TASK DETAILS: Make an exact copy of the lines, leaving the pictures out.

SOURCE EXCERPT:

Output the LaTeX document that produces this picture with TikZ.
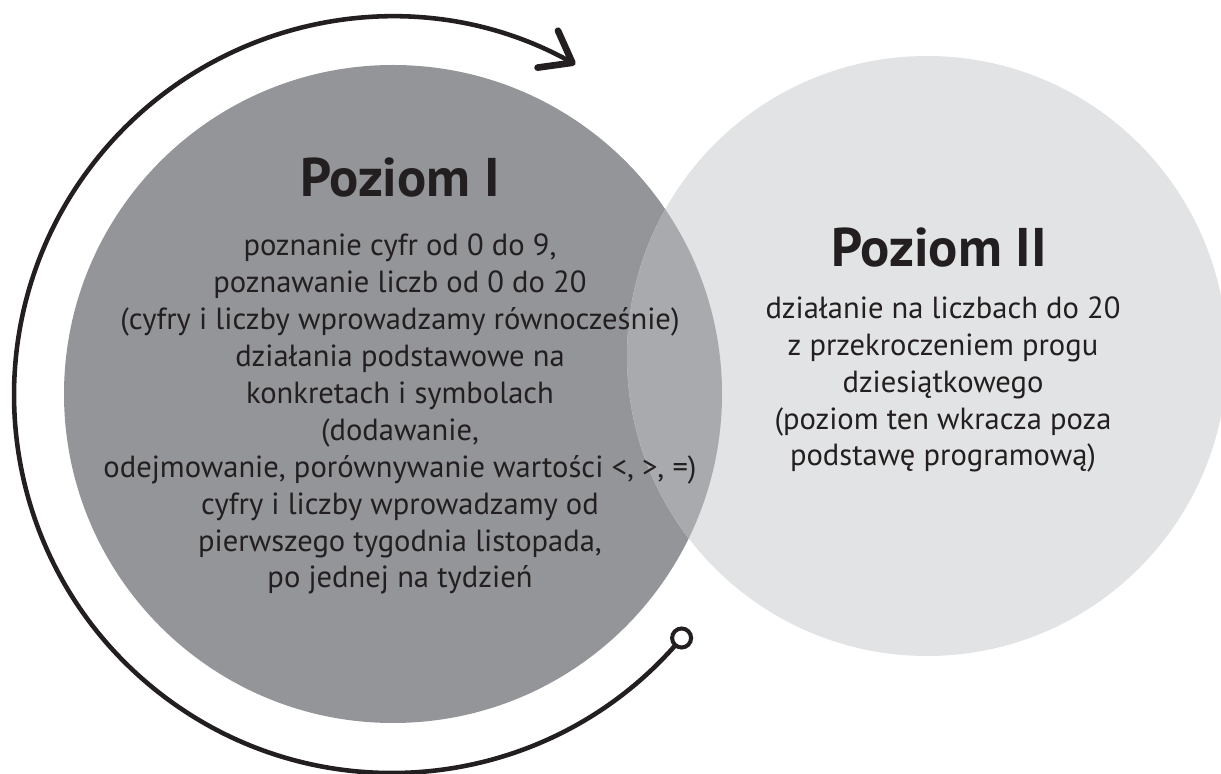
\documentclass[tikz,border=0pt]{standalone}
\usepackage{fontspec}
\setmainfont{PT Sans}
\usetikzlibrary{arrows.meta,positioning}

\begin{document}
\begin{tikzpicture}[x=0.02cm,y=0.02cm]
    % Define colors
    \definecolor{darkgrey}{RGB}{147,149,152}
    \definecolor{lightgrey}{RGB}{226,227,228}
    \definecolor{midgrey}{RGB}{168,170,173}
    \definecolor{inkgrey}{RGB}{35,31,32}
    \tikzset{
        title/.style={font=\fontsize{31}{37}\selectfont\bfseries, text=inkgrey, inner sep=0pt},
        body/.style={font=\fontsize{17.4}{21}\selectfont, text=inkgrey, align=center, inner sep=0pt},
        cycle/.style={line width=2.6pt, draw=inkgrey, line cap=round}
    }

    \useasboundingbox (0,0) rectangle (1221,774);
    \clip (0,0) rectangle (1221,774);

    % Draw circles
    \coordinate (C1) at (393,380);
    \coordinate (C2) at (927,418);
    \fill[darkgrey] (C1) circle[radius=329];
    \fill[lightgrey] (C2) circle[radius=300];
    \begin{scope}
        \clip (C1) circle[radius=329];
        \fill[midgrey] (C2) circle[radius=300];
    \end{scope}

    % Add text (base = last line)
    \node[title, anchor=base] (T1) at (400,577) {Poziom I};
    \node[body, anchor=base] (B1) at (400,186) {poznanie cyfr od 0 do 9,\\
        poznawanie liczb od 0 do 20\\
        (cyfry i liczby wprowadzamy równocześnie)\\
        działania podstawowe na\\
        konkretach i symbolach\\
        (dodawanie,\\
        odejmowanie, porównywanie wartości <, >, =)\\
        cyfry i liczby wprowadzamy od\\
        pierwszego tygodnia listopada,\\
        po jednej na tydzień};
    \node[title, anchor=base] (T2) at (939,507) {Poziom II};
    \node[body, anchor=base] (B2) at (943,308) {działanie na liczbach do 20\\
        z przekroczeniem progu\\
        dziesiątkowego\\
        (poziom ten wkracza poza\\
        podstawę programową)};

    % Draw cycle arrow
    \coordinate (ring) at (681.6,136.0);
    \draw[cycle, -{Straight Barb[length=16pt, width=24pt, line width=3.8pt, round]}]
        (ring) arc[start angle=-40, end angle=-299, radius=378];
    \node[circle, draw=inkgrey, line width=2.3pt, fill=white, minimum size=0.38cm, inner sep=0pt] (ringend) at (ring) {};
\end{tikzpicture}
\end{document}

FINAL RESULT:
Output the LaTeX document that produces this picture with TikZ.
\documentclass[tikz,border=0pt]{standalone}
\usepackage{fontspec}
\setmainfont{PT Sans}
\usetikzlibrary{arrows.meta,positioning}

\begin{document}
\begin{tikzpicture}[x=0.02cm,y=0.02cm]
    % Define colors
    \definecolor{darkgrey}{RGB}{147,149,152}
    \definecolor{lightgrey}{RGB}{226,227,228}
    \definecolor{midgrey}{RGB}{168,170,173}
    \definecolor{inkgrey}{RGB}{35,31,32}
    \tikzset{
        title/.style={font=\fontsize{31}{37}\selectfont\bfseries, text=inkgrey, inner sep=0pt},
        body/.style={font=\fontsize{17.4}{21}\selectfont, text=inkgrey, align=center, inner sep=0pt},
        cycle/.style={line width=2.6pt, draw=inkgrey, line cap=round}
    }

    \useasboundingbox (0,0) rectangle (1221,774);
    \clip (0,0) rectangle (1221,774);

    % Draw circles
    \coordinate (C1) at (393,380);
    \coordinate (C2) at (927,418);
    \fill[darkgrey] (C1) circle[radius=329];
    \fill[lightgrey] (C2) circle[radius=300];
    \begin{scope}
        \clip (C1) circle[radius=329];
        \fill[midgrey] (C2) circle[radius=300];
    \end{scope}

    % Add text (base = last line)
    \node[title, anchor=base] (T1) at (400,577) {Poziom I};
    \node[body, anchor=base] (B1) at (400,186) {poznanie cyfr od 0 do 9,\\
        poznawanie liczb od 0 do 20\\
        (cyfry i liczby wprowadzamy równocześnie)\\
        działania podstawowe na\\
        konkretach i symbolach\\
        (dodawanie,\\
        odejmowanie, porównywanie wartości <, >, =)\\
        cyfry i liczby wprowadzamy od\\
        pierwszego tygodnia listopada,\\
        po jednej na tydzień};
    \node[title, anchor=base] (T2) at (939,507) {Poziom II};
    \node[body, anchor=base] (B2) at (943,308) {działanie na liczbach do 20\\
        z przekroczeniem progu\\
        dziesiątkowego\\
        (poziom ten wkracza poza\\
        podstawę programową)};

    % Draw cycle arrow
    \coordinate (ring) at (681.6,136.0);
    \draw[cycle, -{Straight Barb[length=16pt, width=24pt, line width=3.8pt, round]}]
        (ring) arc[start angle=-40, end angle=-299, radius=378];
    \node[circle, draw=inkgrey, line width=2.3pt, fill=white, minimum size=0.38cm, inner sep=0pt] (ringend) at (ring) {};
\end{tikzpicture}
\end{document}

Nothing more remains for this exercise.